By Bryan K. Wheelock, Principal
In Novartis AG v. Ezra Ventures, LLC, [2017-2284] (December 7, 2018), the Federal Circuit affirmed the district court’s determination that obviousness-type double patenting does not invalidate an otherwise validly obtained patent term extension (PTE) under §156.
After Ezra filed an Abbreviated New Drug Application (ANDA) relating to a generic version of Novartis’s Gilenya® multiple sclerosis drug, Novartis sued Ezra for infringement of claims 9, 10, 35, 36, 46, and 48 of U.S. Patent No. 5,604,229. Ezra responded by attacking the validity of the patent.

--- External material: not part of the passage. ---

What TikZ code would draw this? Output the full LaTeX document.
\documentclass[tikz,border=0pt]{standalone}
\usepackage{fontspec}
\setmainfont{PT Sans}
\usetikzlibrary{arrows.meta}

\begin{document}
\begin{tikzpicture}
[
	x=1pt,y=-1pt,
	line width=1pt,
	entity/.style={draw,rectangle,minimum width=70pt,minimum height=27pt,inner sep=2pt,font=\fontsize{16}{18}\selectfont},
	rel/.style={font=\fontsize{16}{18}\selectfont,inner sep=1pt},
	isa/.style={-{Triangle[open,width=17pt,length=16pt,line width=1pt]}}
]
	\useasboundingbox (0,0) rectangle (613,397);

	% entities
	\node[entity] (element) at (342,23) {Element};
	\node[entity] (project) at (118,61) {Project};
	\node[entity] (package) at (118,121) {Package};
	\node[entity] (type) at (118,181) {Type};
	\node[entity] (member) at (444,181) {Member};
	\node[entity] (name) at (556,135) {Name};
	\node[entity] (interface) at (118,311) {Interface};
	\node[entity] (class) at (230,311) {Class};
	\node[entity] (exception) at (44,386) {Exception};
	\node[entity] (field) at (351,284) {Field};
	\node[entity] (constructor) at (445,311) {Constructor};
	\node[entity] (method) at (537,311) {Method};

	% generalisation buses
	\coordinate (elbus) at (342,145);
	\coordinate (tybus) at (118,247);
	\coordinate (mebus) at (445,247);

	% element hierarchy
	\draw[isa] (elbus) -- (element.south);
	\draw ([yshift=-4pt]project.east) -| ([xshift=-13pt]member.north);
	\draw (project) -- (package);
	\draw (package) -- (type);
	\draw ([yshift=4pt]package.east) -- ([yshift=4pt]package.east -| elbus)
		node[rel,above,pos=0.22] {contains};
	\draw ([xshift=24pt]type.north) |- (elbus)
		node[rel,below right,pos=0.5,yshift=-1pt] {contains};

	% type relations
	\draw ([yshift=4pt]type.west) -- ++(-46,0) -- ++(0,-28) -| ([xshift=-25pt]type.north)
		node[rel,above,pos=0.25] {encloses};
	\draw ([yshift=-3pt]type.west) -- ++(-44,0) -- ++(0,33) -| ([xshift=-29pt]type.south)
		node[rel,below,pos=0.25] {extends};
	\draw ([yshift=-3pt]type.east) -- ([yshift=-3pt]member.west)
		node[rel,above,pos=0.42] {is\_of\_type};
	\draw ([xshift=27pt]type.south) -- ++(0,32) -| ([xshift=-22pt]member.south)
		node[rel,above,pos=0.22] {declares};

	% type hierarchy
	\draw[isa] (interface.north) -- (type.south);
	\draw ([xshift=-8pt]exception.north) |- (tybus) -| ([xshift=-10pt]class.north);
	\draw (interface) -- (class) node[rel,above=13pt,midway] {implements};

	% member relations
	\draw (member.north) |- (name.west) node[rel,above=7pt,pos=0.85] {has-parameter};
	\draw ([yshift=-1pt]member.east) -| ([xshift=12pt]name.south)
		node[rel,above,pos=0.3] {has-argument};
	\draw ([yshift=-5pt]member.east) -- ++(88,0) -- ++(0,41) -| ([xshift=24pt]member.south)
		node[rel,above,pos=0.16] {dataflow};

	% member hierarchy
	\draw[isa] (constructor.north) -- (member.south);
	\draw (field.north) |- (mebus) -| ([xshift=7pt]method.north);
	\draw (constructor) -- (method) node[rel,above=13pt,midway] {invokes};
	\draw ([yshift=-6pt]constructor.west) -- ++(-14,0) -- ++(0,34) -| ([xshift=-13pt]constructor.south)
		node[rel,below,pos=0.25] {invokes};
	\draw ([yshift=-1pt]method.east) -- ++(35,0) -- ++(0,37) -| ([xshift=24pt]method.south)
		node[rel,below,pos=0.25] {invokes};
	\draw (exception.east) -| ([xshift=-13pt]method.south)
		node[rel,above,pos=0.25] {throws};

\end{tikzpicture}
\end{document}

Ezra first argued that Novartis violated § 156(c)(4) because, two patents were extended as the extension of the ’229 patent’s term “effectively” extended U.S. Patent No. 6,004,565’s term as well, because the ’229 patent covers a compound necessary to practice the methods claimed by the ’565 patent. Ezra argued that this violated its “right” to practice the ‘565 patent upon its expiration.
The Federal Circuit rejected this argument finding that §156 gives the patent owner discretion to select which of several patents to extend, and that additional words should not be read into the statute to limit this discretion.
Ezra also argued that the ’229 patent is invalid due to obviousness-type double patenting because the term extension it received causes the ’229 patent to expire after Novartis’s allegedly patentably indistinct ’565 patent. The Federal Circuit noted that a straightforward reading of §156 mandates a term extension so long as the other enumerated statutory requirements for a PTE are met. The Federal Circuit further noted that the difference in language for patent term adjustment (PTA) under §154(b) and PTE under §156 support the conclusion that a patent term extension under § 156 is not foreclosed by a terminal disclaimer.
The Federal Circuit noted that obviousness-type double patenting is a “judge-made doctrine” that is intended to prevent extension of a patent beyond a “statutory time limit,” and declined Ezra’s invitation to use the judge-made doctrine to cut off a statutorily-authorized time extension.